Shamefully, they weren’t allowed to spend too much time alone, however, because there was a lot of distracting coming and going to the dressing room in the middle session as India continued to lose steady wickets. They fell to 8/157, before a late rally from Kashvee Gautam helped them reach 198 all out shortly after second break. (‘Dinner’? Weren’t we calling it dinner at one point?)
Marcus Harris Comparisons
Grade: F
Australia therefore found themselves batting under lights. And, as luck would have it, India found themselves bowling under lights. Sayali Satghare, a fine ball puppeteer in her own right, took the first wicket, spearing one through Georgia Voll’s defences to have Australia 1/2.
This brought Ellyse Perry to the crease to join Phoebe Litchfield, and gave Harmanpreet the opportunity to have some fun. During India’s innings, Alyssa Healy was just reviewing all kinds of random shit. What did she care? Last Test. Burn them all. Enjoy yourself.
Harmanpreet therefore decided to get into the spirit of things by reviewing a caught behind off Perry that missed the bat by about a metre. Super stuff. Yes, it’s competitive international sport. But it’s also a bit of entertainment. Why not go mad for a moment? Great to see.
(Harmanpreet also burned one a little later on a caught behind that deflected off Healy’s sturdy stump. So, y’know, fair enough on that one perhaps.)

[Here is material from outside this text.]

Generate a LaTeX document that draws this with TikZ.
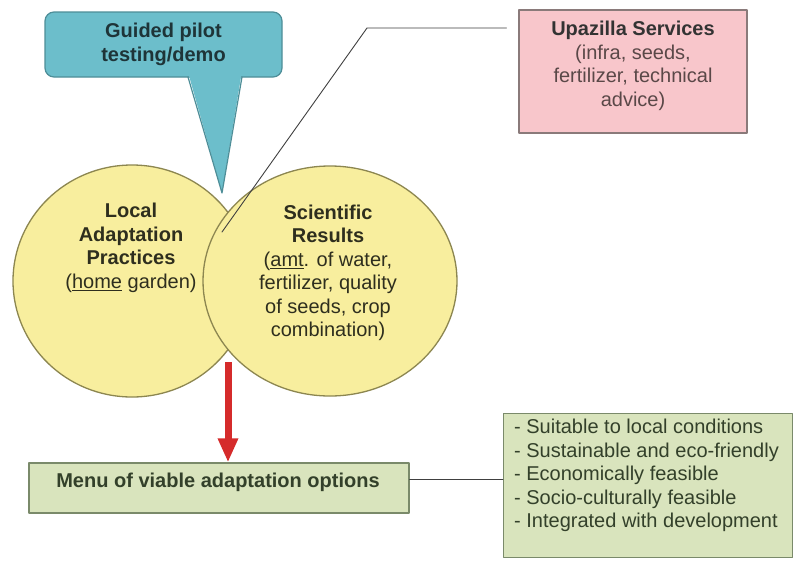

The point is that Perry had no intention of getting out. This is Test match cricket. This is her jam. Oh, sure, she’s played about as many of them as Marcus Harris, but that’s not her fault, is it? If anything, that just makes her even more determined not to get out when the opportunity arises to play one (not sure why this doesn’t work for Marcus - chat, let me know).
Anyway, so while Litchfield and Healy both made the stupid mistake of hitting the ball in the air anywhere near Jemimah Rodrigues, Perry did not. As a result, she made it to stumps on 43*, alongside Sutherland (20*), with Australia 3/96, trailing by 102.